## Given problem:
Retype nothing but the lines from the start of the material up to and including the line with "var arcs = pie(data);". Pictures don't belong in the copy.

## Dataset section:
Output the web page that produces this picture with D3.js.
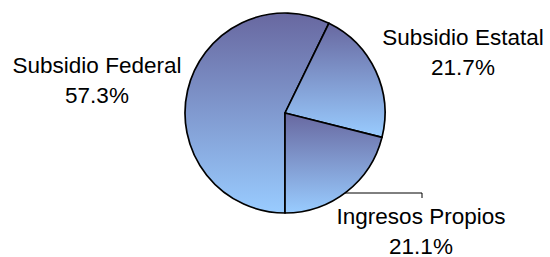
<!DOCTYPE html>
<html>
<head>
<meta charset="utf-8">
<script src="https://cdn.jsdelivr.net/npm/d3@7"></script>
<style>
  html, body { margin: 0; padding: 0; background: #fff; }
  text { font-family: "Liberation Sans", Arial, sans-serif; fill: #000; }
</style>
</head>
<body>
<div id="chart"></div>
<script>
var categories = ['Subsidio Federal', 'Subsidio Estatal', 'Ingresos Propios'];
var values = [57.3, 21.7, 21.1];
var valueLabels = ['57.3%', '21.7%', '21.1%'];

var width = 550, height = 257;
var cx = 285, cy = 113, radius = 100;

var svg = d3.select('#chart').append('svg')
    .attr('width', width)
    .attr('height', height);

// vertical gradient per slice (bounding box of each slice)
var grad = svg.append('defs').append('linearGradient')
    .attr('id', 'sliceGrad')
    .attr('x1', 0).attr('y1', 0)
    .attr('x2', 0).attr('y2', 1);
grad.append('stop').attr('offset', '0%').attr('stop-color', '#6868a0');
grad.append('stop').attr('offset', '100%').attr('stop-color', '#99ccff');

var data = categories.map(function(c, i){ return {name: c, value: values[i], label: valueLabels[i]}; });

var pie = d3.pie()
    .sort(null)
    .value(function(d){ return d.value; })
    .startAngle(Math.PI)
    .endAngle(3 * Math.PI);

var arc = d3.arc().innerRadius(0).outerRadius(radius);

var g = svg.append('g').attr('transform', 'translate(' + cx + ',' + cy + ')');

var arcs = pie(data);

g.selectAll('path')
    .data(arcs)
    .enter()
    .append('path')
    .attr('d', arc)
    .attr('fill', 'url(#sliceGrad)')
    .attr('stroke', '#000')
    .attr('stroke-width', 1.7)
    .attr('stroke-linejoin', 'round');

// label positions (offset from pie center)
var labelPos = [
    {x: 97 - cx, y: 73 - cy},
    {x: 463 - cx, y: 45 - cy},
    {x: 421 - cx, y: 224 - cy}
];

var labels = g.selectAll('g.lbl')
    .data(arcs)
    .enter()
    .append('g')
    .attr('class', 'lbl')
    .attr('transform', function(d, i){ return 'translate(' + labelPos[i].x + ',' + labelPos[i].y + ')'; });

labels.append('text')
    .attr('text-anchor', 'middle')
    .attr('font-size', 22.5)
    .text(function(d){ return d.data.name; });

labels.append('text')
    .attr('text-anchor', 'middle')
    .attr('font-size', 22.5)
    .attr('y', 30)
    .text(function(d){ return d.data.label; });

// leader line for Ingresos Propios
var edgeY = 193 - cy;
var edgeX = Math.sqrt(radius * radius - edgeY * edgeY);
g.append('path')
    .attr('d', 'M' + edgeX + ',' + edgeY + 'H' + (422 - cx) + 'V' + (198 - cy))
    .attr('fill', 'none')
    .attr('stroke', '#000')
    .attr('stroke-width', 1);
</script>
</body>
</html>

## Solution for this task:
Output the web page that produces this picture with D3.js.
<!DOCTYPE html>
<html>
<head>
<meta charset="utf-8">
<script src="https://cdn.jsdelivr.net/npm/d3@7"></script>
<style>
  html, body { margin: 0; padding: 0; background: #fff; }
  text { font-family: "Liberation Sans", Arial, sans-serif; fill: #000; }
</style>
</head>
<body>
<div id="chart"></div>
<script>
var categories = ['Subsidio Federal', 'Subsidio Estatal', 'Ingresos Propios'];
var values = [57.3, 21.7, 21.1];
var valueLabels = ['57.3%', '21.7%', '21.1%'];

var width = 550, height = 257;
var cx = 285, cy = 113, radius = 100;

var svg = d3.select('#chart').append('svg')
    .attr('width', width)
    .attr('height', height);

// vertical gradient per slice (bounding box of each slice)
var grad = svg.append('defs').append('linearGradient')
    .attr('id', 'sliceGrad')
    .attr('x1', 0).attr('y1', 0)
    .attr('x2', 0).attr('y2', 1);
grad.append('stop').attr('offset', '0%').attr('stop-color', '#6868a0');
grad.append('stop').attr('offset', '100%').attr('stop-color', '#99ccff');

var data = categories.map(function(c, i){ return {name: c, value: values[i], label: valueLabels[i]}; });

var pie = d3.pie()
    .sort(null)
    .value(function(d){ return d.value; })
    .startAngle(Math.PI)
    .endAngle(3 * Math.PI);

var arc = d3.arc().innerRadius(0).outerRadius(radius);

var g = svg.append('g').attr('transform', 'translate(' + cx + ',' + cy + ')');

var arcs = pie(data);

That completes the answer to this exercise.